Royal Traveller is Raines' third album for Compass Records, and the first produced by Compass' owner and founder, and renowned banjo player Alison Brown. "I went into this project with Alison with the mindset that I wanted to stretch myself and see what I could do. I think we achieved what I was looking for, which is something further reaching and deeper than what I would have accomplished on my own," says Raines. The title track, co-written with friend and mentor, Ed Snodderly, was inspired by the imprinted words on a vintage suitcase, which she noticed for the first time before a long solo drive through a snowstorm on a very familiar road ending in her West Virginia hometown. The words struck a deep chord in that moment, and became a metaphor for the many things we carry around in our lives, what there’s room for and what there isn’t.
The album opens with "Allegheny Town", named for the Allegheny Mountains where Raines' grew up. The song explores the various choices made by Raines and her family members that led some to stay put and led her away on a very different path. Unlike some of her more jazz influenced material, the song is a musical return to her roots as well, with a gentle bluegrass feel and beautiful three part harmonies.
Raines was close to her family, and was one of just two siblings to move away from her hometown when she began touring and eventually was offered a job playing for Bluegrass legend, Eddie Adcock. Raines' brother moved to Los Angeles, and became a victim of the AIDs crisis in the early 90’s. "When he became really sick, I decided to quit the band, and took a job in a cafeteria at a local factory. “I moved him from LA to Nashville and my mother, myself, and my husband Ben, were his primary caretakers," says Raines.
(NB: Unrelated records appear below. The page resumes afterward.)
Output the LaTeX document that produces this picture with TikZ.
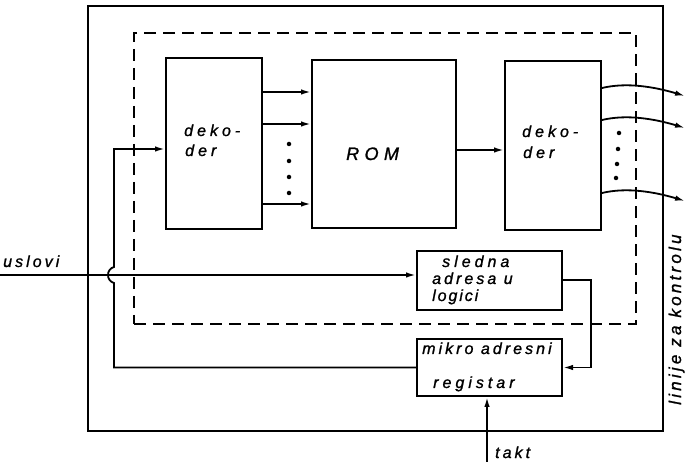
\documentclass[tikz,border=0pt]{standalone}
\usepackage{fontspec}
\setmainfont{Liberation Sans}
\newfontfamily\lsA[LetterSpace=25,FakeBold=1.2]{Liberation Sans}
\newfontfamily\lsB[LetterSpace=30,FakeBold=1.2]{Liberation Sans}
\newfontfamily\lsC[LetterSpace=12,FakeBold=1.2]{Liberation Sans}
\newfontfamily\lsD[LetterSpace=19,FakeBold=1.2]{Liberation Sans}
\usetikzlibrary{arrows.meta}
\begin{document}
\begin{tikzpicture}[x=1pt,y=-1pt,
  box/.style={draw, line width=2pt, inner sep=0pt},
  wire/.style={line width=1.8pt},
  arr/.style={wire,-{Latex[length=10pt,width=5.5pt]}},
  lbl/.style={anchor=base west, inner sep=0pt, font=\lsA\itshape\fontsize{16}{18}\selectfont},
  lblD/.style={lbl, font=\lsD\itshape\fontsize{16}{18}\selectfont},
  dotn/.style={circle, fill, inner sep=0pt, minimum size=4.5pt}]
\useasboundingbox (0,0) rectangle (686,462);
% frames
\node[box, minimum width=575pt, minimum height=425pt] (outer) at (375.5,218.5) {};
\node[draw, line width=1.8pt, dash pattern=on 12pt off 7pt, inner sep=0pt,
      minimum width=502pt, minimum height=291pt] (dash) at (385,178.5) {};
% blocks
\node[box, minimum width=96pt, minimum height=171pt] (dekL) at (214,143.5) {};
\node[box, minimum width=144pt, minimum height=168pt] (rom) at (384,144) {};
\node[box, minimum width=96pt, minimum height=169pt] (dekR) at (553,145.5) {};
\node[box, minimum width=145pt, minimum height=59pt] (sled) at (489.5,280.5) {};
\node[box, minimum width=145pt, minimum height=57pt] (mikro) at (489.5,367.5) {};
% texts
\node[lbl] (t1) at (184,136) {deko-};
\node[lbl] (t2) at (185,156) {der};
\node[lbl, font=\lsB\itshape\fontsize{18}{20}\selectfont] (t3) at (346,160) {ROM};
\node[lbl] (t4) at (522,137) {deko-};
\node[lbl] (t5) at (523,158) {der};
\node[lbl] (t6) at (442,267) {sledna};
\node[lblD] (t7) at (432,284) {adresa u};
\node[lbl, font=\lsC\itshape\fontsize{16}{18}\selectfont] (t8) at (432,301) {logici};
\node[lblD] (t9) at (422,354) {mikro adresni};
\node[lbl] (t10) at (433,388) {registar};
\node[lblD] (t11) at (3,267) {uslovi};
\node[lblD] (t12) at (495,458) {takt};
\node[lblD, rotate=90, font=\lsD\itshape\fontsize{17}{19}\selectfont] (t13) at (681,405) {linije za kontrolu};
% dots
\node[dotn] (d1) at (289,144) {};
\node[dotn] (d2) at (289,161) {};
\node[dotn] (d3) at (289,177) {};
\node[dotn] (d4) at (289,193) {};
\node[dotn] (d5) at (619,133) {};
\node[dotn] (d6) at (618,149) {};
\node[dotn] (d7) at (617,164) {};
\node[dotn] (d8) at (616,178) {};
% coordinates
\coordinate (r1) at (0,92);
\coordinate (r2) at (0,124);
\coordinate (r3) at (0,204);
\coordinate (rm) at (0,150);
\coordinate (q1) at (0,88);
\coordinate (q2) at (0,120);
\coordinate (q3) at (0,193);
\coordinate (o1) at (685,96);
\coordinate (o2) at (685,128);
\coordinate (o3) at (685,201);
\coordinate (uin) at (0,275);
\coordinate (jb) at (114,283);
\coordinate (jt) at (114,267);
\coordinate (lin) at (0,149);
\coordinate (s1) at (0,280);
\coordinate (sx) at (591,0);
\coordinate (tk) at (487,462);
% connectors
\draw[arr] (dekL.east |- r1) -- (rom.west |- r1);
\draw[arr] (dekL.east |- r2) -- (rom.west |- r2);
\draw[arr] (dekL.east |- r3) -- (rom.west |- r3);
\draw[arr] (rom.east |- rm) -- (dekR.west |- rm);
\draw[arr] (dekR.east |- q1) .. controls +(25,-6) and +(-30,-9) .. (o1);
\draw[arr] (dekR.east |- q2) .. controls +(25,-6) and +(-30,-9) .. (o2);
\draw[arr] (dekR.east |- q3) .. controls +(25,-6) and +(-30,-9) .. (o3);
\draw[arr] (uin) -- (sled.west |- uin);
\draw[arr] (mikro.west) -| (jb) .. controls +(-8,-2) and +(-8,2) .. (jt) |- (dekL.west |- lin);
\draw[arr] (sled.east |- s1) -| (mikro.east -| sx) -- (mikro.east);
\draw[arr] (tk) -- (mikro.south -| tk);
\end{tikzpicture}
\end{document}
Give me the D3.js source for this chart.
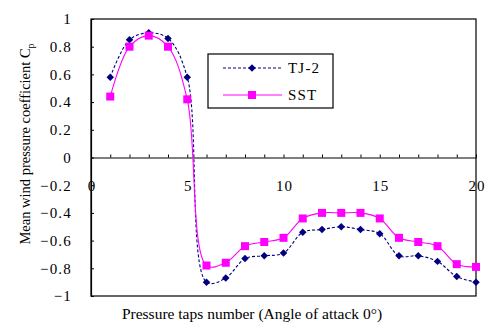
<!DOCTYPE html>
<html>
<head>
<meta charset="utf-8">
<script src="https://cdn.jsdelivr.net/npm/d3@7"></script>
<style>
  html, body { margin: 0; padding: 0; background: #fff; }
  svg { display: block; }
  .tick text { font-family: "Liberation Serif", "Times New Roman", serif; font-size: 15px; fill: #000; letter-spacing: 1.2px; }
</style>
</head>
<body>
<svg id="chart" width="494" height="332"></svg>
<script>
// ---- data ----
const taps = [1,2,3,4,5,6,7,8,9,10,11,12,13,14,15,16,17,18,19,20];
const tj2  = [0.58,0.85,0.90,0.86,0.58,-0.90,-0.87,-0.73,-0.71,-0.69,-0.54,-0.52,-0.50,-0.52,-0.55,-0.71,-0.71,-0.75,-0.86,-0.90];
const sst  = [0.44,0.80,0.88,0.80,0.42,-0.78,-0.76,-0.64,-0.61,-0.58,-0.44,-0.40,-0.40,-0.40,-0.44,-0.58,-0.61,-0.64,-0.77,-0.79];
const seriesNames = ["TJ-2","SST"];
const yTicks = [-1,-0.8,-0.6,-0.4,-0.2,0,0.2,0.4,0.6,0.8,1];
const xTicks = [0,1,2,3,4,5,6,7,8,9,10,11,12,13,14,15,16,17,18,19,20];
const xLabels = [0,5,10,15,20];
const xTitle = "Pressure taps number (Angle of attack 0°)";
const yTitle = "Mean wind pressure coefficient C";

const svg = d3.select("#chart");
const L = 91, R = 476, T = 19, B = 296;
const x = d3.scaleLinear().domain([0,20]).range([L,R]);
const y = d3.scaleLinear().domain([-1,1]).range([B,T]);

// frame
svg.append("rect").attr("x",L).attr("y",T).attr("width",R-L).attr("height",B-T)
  .attr("fill","none").attr("stroke","#000").attr("stroke-width",1.2);

// y axis
const fmtY = v => v === 0 ? "0" : (v < 0 ? "\u2212" : "") + d3.format("")(Math.abs(+v.toFixed(1)));
svg.append("g").attr("transform",`translate(${L},0)`)
  .call(d3.axisLeft(y).tickValues(yTicks).tickFormat(fmtY).tickSize(-3).tickSizeOuter(0).tickPadding(19))
  .call(g => g.select(".domain").attr("stroke","#000").attr("stroke-width",1.2))
  .call(g => g.selectAll(".tick line").attr("stroke","#000"));

// x axis at y=0
svg.append("g").attr("transform",`translate(0,${y(0)})`)
  .call(d3.axisBottom(x).tickValues(xTicks)
    .tickFormat(d => xLabels.includes(d) ? String(d) : "")
    .tickSize(-3).tickSizeOuter(0).tickPadding(23))
  .call(g => g.select(".domain").attr("stroke","#000").attr("stroke-width",1.2))
  .call(g => g.selectAll(".tick line").attr("stroke","#000"))
  .call(g => g.selectAll(".tick text").attr("dx","0.6px"));

// lines
const curve = d3.curveCatmullRom.alpha(0.5);
const lineGen = vals => d3.line().x((d,i)=>x(taps[i])).y(d=>y(d)).curve(curve)(vals);

svg.append("path").attr("d", lineGen(tj2)).attr("fill","none")
  .attr("stroke","#000080").attr("stroke-width",1.1).attr("stroke-dasharray","3,2");
svg.append("path").attr("d", lineGen(sst)).attr("fill","none")
  .attr("stroke","#FF00FF").attr("stroke-width",1.1);

const diamond = d3.symbol(d3.symbolSquare, 28)();
const square = d3.symbol(d3.symbolSquare, 64)();

svg.append("g").selectAll("path").data(tj2).join("path")
  .attr("d", diamond)
  .attr("transform",(d,i)=>`translate(${x(taps[i])},${y(d)}) rotate(45)`)
  .attr("fill","#000080");
svg.append("g").selectAll("path").data(sst).join("path")
  .attr("d", square)
  .attr("transform",(d,i)=>`translate(${x(taps[i])},${y(d)})`)
  .attr("fill","#FF00FF");

// legend
const lg = svg.append("g");
lg.append("rect").attr("x",208).attr("y",54).attr("width",125).attr("height",54)
  .attr("fill","#fff").attr("stroke","#000").attr("stroke-width",1.2);
const rows = [
  {name: seriesNames[0], y: 68, color: "#000080", dash: "3,2", sym: diamond, rot: 45},
  {name: seriesNames[1], y: 95, color: "#FF00FF", dash: null, sym: square, rot: 0}
];
rows.forEach(r => {
  lg.append("line").attr("x1",223).attr("x2",282).attr("y1",r.y).attr("y2",r.y)
    .attr("stroke",r.color).attr("stroke-width",1.1).attr("stroke-dasharray",r.dash);
  lg.append("path").attr("d",r.sym).attr("transform",`translate(252,${r.y}) rotate(${r.rot})`).attr("fill",r.color);
  lg.append("text").attr("x",288).attr("y",r.y+5).text(r.name)
    .attr("font-family","'Liberation Serif', serif").attr("font-size","15px").attr("letter-spacing","1.2px");
});

// titles
svg.append("text").attr("x",252).attr("y",319).attr("text-anchor","middle")
  .attr("font-family","'Liberation Serif','Times New Roman',serif").attr("font-size","15.5px")
  .attr("fill","#000").text(xTitle);

const yt = svg.append("text").attr("transform","translate(30,144) rotate(-90)").attr("text-anchor","middle")
  .attr("font-family","'Liberation Serif','Times New Roman',serif").attr("font-size","14.5px").attr("fill","#000");
yt.append("tspan").text(yTitle);
yt.append("tspan").attr("font-size","10px").attr("dy","4").text("p");
</script>
</body>
</html>
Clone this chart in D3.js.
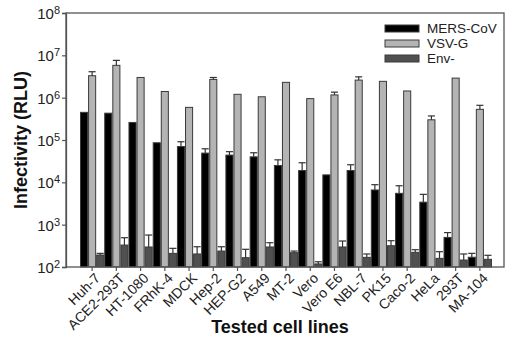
<!DOCTYPE html>
<html>
<head>
<meta charset="utf-8">
<script src="https://cdn.jsdelivr.net/npm/d3@7"></script>
<style>
  html, body { margin: 0; padding: 0; background: #fff; }
  svg { display: block; font-family: "Liberation Sans", Arial, sans-serif; }
</style>
</head>
<body>
<svg id="chart" width="518" height="343"></svg>
<script>
const categories = ["Huh-7","ACE2-293T","HT-1080","FRhK-4","MDCK","Hep-2","HEP-G2","A549","MT-2","Vero","Vero E6","NBL-7","PK15","Caco-2","HeLa","293T","MA-104"];
const seriesNames = ["MERS-CoV","VSV-G","Env-"];
const mersValues = [4.5e5,4.3e5,2.6e5,8.6e4,7.0e4,4.9e4,4.4e4,4.0e4,2.5e4,1.9e4,1.5e4,1.9e4,6.6e3,5.5e3,3.4e3,5.0e2,1.7e2];
const mersUpper  = [null,null,null,null,9.1e4,6.2e4,5.3e4,5.0e4,3.4e4,2.9e4,null,2.6e4,8.8e3,8.3e3,5.2e3,6.5e2,2.1e2];
const vsvValues  = [3.3e6,5.8e6,3.0e6,1.4e6,5.9e5,2.7e6,1.2e6,1.05e6,2.3e6,9.5e5,1.16e6,2.6e6,2.43e6,1.44e6,3.0e5,2.9e6,5.3e5];
const vsvUpper   = [4.1e6,7.6e6,null,null,null,3.0e6,null,null,null,null,1.35e6,3.1e6,null,null,3.7e5,null,6.6e5];
const envValues  = [192,330,297,210,203,238,166,297,218,118,297,169,318,222,160,146,152];
const envUpper   = [210,492,569,276,301,301,262,375,238,133,411,203,418,256,230,203,189];
const yTickValues = [1e2,1e3,1e4,1e5,1e6,1e7,1e8];
const yTickExponents = ["2","3","4","5","6","7","8"];

const seriesColors = { "MERS-CoV": "#000000", "VSV-G": "#b4b4b4", "Env-": "#505050" };
const seriesData = [
  { name: "MERS-CoV", values: mersValues, upper: mersUpper },
  { name: "VSV-G", values: vsvValues, upper: vsvUpper },
  { name: "Env-", values: envValues, upper: envUpper }
];

const svg = d3.select("#chart");
const plot = { left: 66, right: 504, top: 13, bottom: 267 };

const y = d3.scaleLog().domain([1e2, 1e8]).range([plot.bottom, plot.top]);
const x0 = d3.scaleBand().domain(categories).range([80, 492]).padding(0);
const x1 = d3.scaleBand().domain(seriesNames).range([0, x0.bandwidth()]).padding(0);

// bars
const groups = svg.append("g").selectAll("g")
  .data(seriesData).join("g");

groups.each(function(s) {
  const g = d3.select(this);
  const rows = categories.map((c, i) => ({ c, v: s.values[i], u: s.upper[i] }));
  g.selectAll("rect").data(rows).join("rect")
    .attr("x", d => x0(d.c) + x1(s.name) + 0.5)
    .attr("y", d => y(d.v))
    .attr("width", x1.bandwidth() - 1)
    .attr("height", d => y(1e2) - y(d.v))
    .attr("fill", seriesColors[s.name])
    .attr("stroke", "#3a3a3a")
    .attr("stroke-width", 1);
  const errs = rows.filter(d => d.u != null);
  g.selectAll("line.ev").data(errs).join("line")
    .attr("class", "ev")
    .attr("x1", d => x0(d.c) + x1(s.name) + x1.bandwidth() / 2)
    .attr("x2", d => x0(d.c) + x1(s.name) + x1.bandwidth() / 2)
    .attr("y1", d => y(d.v)).attr("y2", d => y(d.u))
    .attr("stroke", "#333").attr("stroke-width", 1.2);
  g.selectAll("line.ec").data(errs).join("line")
    .attr("class", "ec")
    .attr("x1", d => x0(d.c) + x1(s.name) + 0.5)
    .attr("x2", d => x0(d.c) + x1(s.name) + x1.bandwidth() - 0.5)
    .attr("y1", d => y(d.u)).attr("y2", d => y(d.u))
    .attr("stroke", "#333").attr("stroke-width", 1.2);
});

// frame
svg.append("rect")
  .attr("x", plot.left).attr("y", plot.top)
  .attr("width", plot.right - plot.left).attr("height", plot.bottom - plot.top)
  .attr("fill", "none").attr("stroke", "#555").attr("stroke-width", 1.3);

// y axis
const yAxis = d3.axisLeft(y).tickValues(yTickValues).tickSize(4).tickFormat(() => "");
const yG = svg.append("g").attr("transform", `translate(${plot.left},0)`).call(yAxis);
yG.select(".domain").attr("stroke", "#555").attr("stroke-width", 1.3);
yG.selectAll(".tick line").attr("stroke", "#555").attr("stroke-width", 1.2);
yG.selectAll(".tick").each(function(d, i) {
  const t = d3.select(this).select("text")
    .attr("x", -6).attr("dy", "0.36em")
    .attr("fill", "#222").attr("font-size", 15).attr("text-anchor", "end")
    .text("10");
  t.append("tspan").attr("dy", "-0.45em").attr("font-size", 11).text(yTickExponents[i]);
});

// x axis
const xAxis = d3.axisBottom(x0).tickSize(4).tickSizeOuter(0);
const xG = svg.append("g").attr("transform", `translate(0,${plot.bottom})`).call(xAxis);
xG.select(".domain").remove();
xG.selectAll(".tick line").attr("stroke", "#555").attr("stroke-width", 1.2);
xG.selectAll(".tick text")
  .attr("fill", "#222").attr("font-size", 14)
  .attr("text-anchor", "end")
  .attr("transform", "translate(3,6) rotate(-45)")
  .attr("dy", "0.6em").attr("dx", 0).attr("y", 0).attr("x", 0);

// axis titles
svg.append("text")
  .attr("transform", `translate(27,${(plot.top + plot.bottom) / 2}) rotate(-90)`)
  .attr("text-anchor", "middle").attr("font-weight", "bold").attr("font-size", 18)
  .attr("fill", "#111").text("Infectivity (RLU)");
svg.append("text")
  .attr("x", 280).attr("y", 333)
  .attr("text-anchor", "middle").attr("font-weight", "bold").attr("font-size", 18)
  .attr("fill", "#111").text("Tested cell lines");

// legend
const legend = svg.append("g").attr("transform", "translate(385,25)");
seriesNames.forEach((n, i) => {
  legend.append("rect").attr("x", 0).attr("y", i * 15).attr("width", 34).attr("height", 7)
    .attr("fill", seriesColors[n]).attr("stroke", "#3a3a3a").attr("stroke-width", 1);
  legend.append("text").attr("x", 42).attr("y", i * 15 + 3.5).attr("dy", "0.36em")
    .attr("font-size", 13.5).attr("fill", "#222").text(n);
});
</script>
</body>
</html>
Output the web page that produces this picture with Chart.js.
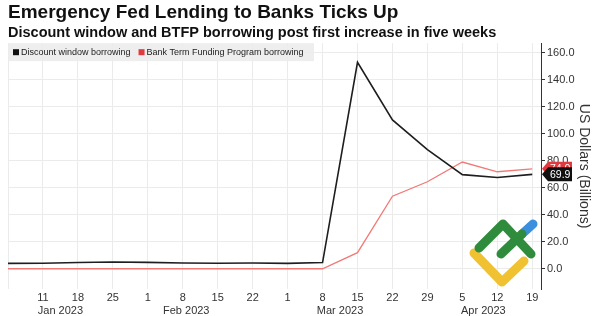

It was difficult time for her personally but also professionally, not only because she was taking time off of the road, but also because she was forced to recon with intolerant attitude towards homosexuality and lack of understanding regarding the AIDs crisis.
After her brother passed away, Raines joined the The Brother Boys from Johnson City, and began working with Ed Snodderly, who became an important influence on Raines’ musical approach and writing. Soon after, she joined Claire Lynch and The Front Porch String Band, later the Claire Lynch Band with whom she toured off and on until leaving to pursue her solo career in 2009. While playing with Claire Lynch, she became the first woman to win IBMA's Bass Player of the Year award (1998), and she went on to win the title more than any other bass player in IBMA history. Royal Traveller highlights this particular piece of Raines' history with the stand-out track “Swept Away,” which features the first five women to win International Bluegrass Music Association instrumentalist awards, Raines (bass), Brown (banjo), Sierra Hull (mandolin), Becky Buller (fiddle), and Molly Tuttle (guitar). "When I was starting out, there were definitely fewer women playing, and fewer women to look up to. I know there were certain gigs throughout my career that I didn't get because I am a woman, and I know that because I was told outright," she laughs. "I think things are changing slowly. For me, the doors were slightly more open than they were for those women that came before me, and I hope that for the next generation of female musicians, the doors will be opened slightly further than they were for me.”
With her new album, Raines tells her story with a vulnerability and bold honesty that rings clear, spoken through beautiful arrangements and well chosen musical collaborations. With nods to many of the varied and challenging chapters of her life, the songs speak volumes of Raines tenacity and musicianship, and her ability to rise to bluegrass fame despite the various confinements of the times. The listener is presented with a striking window into the up and down ride of a very royal traveller, the one and only Missy Raines.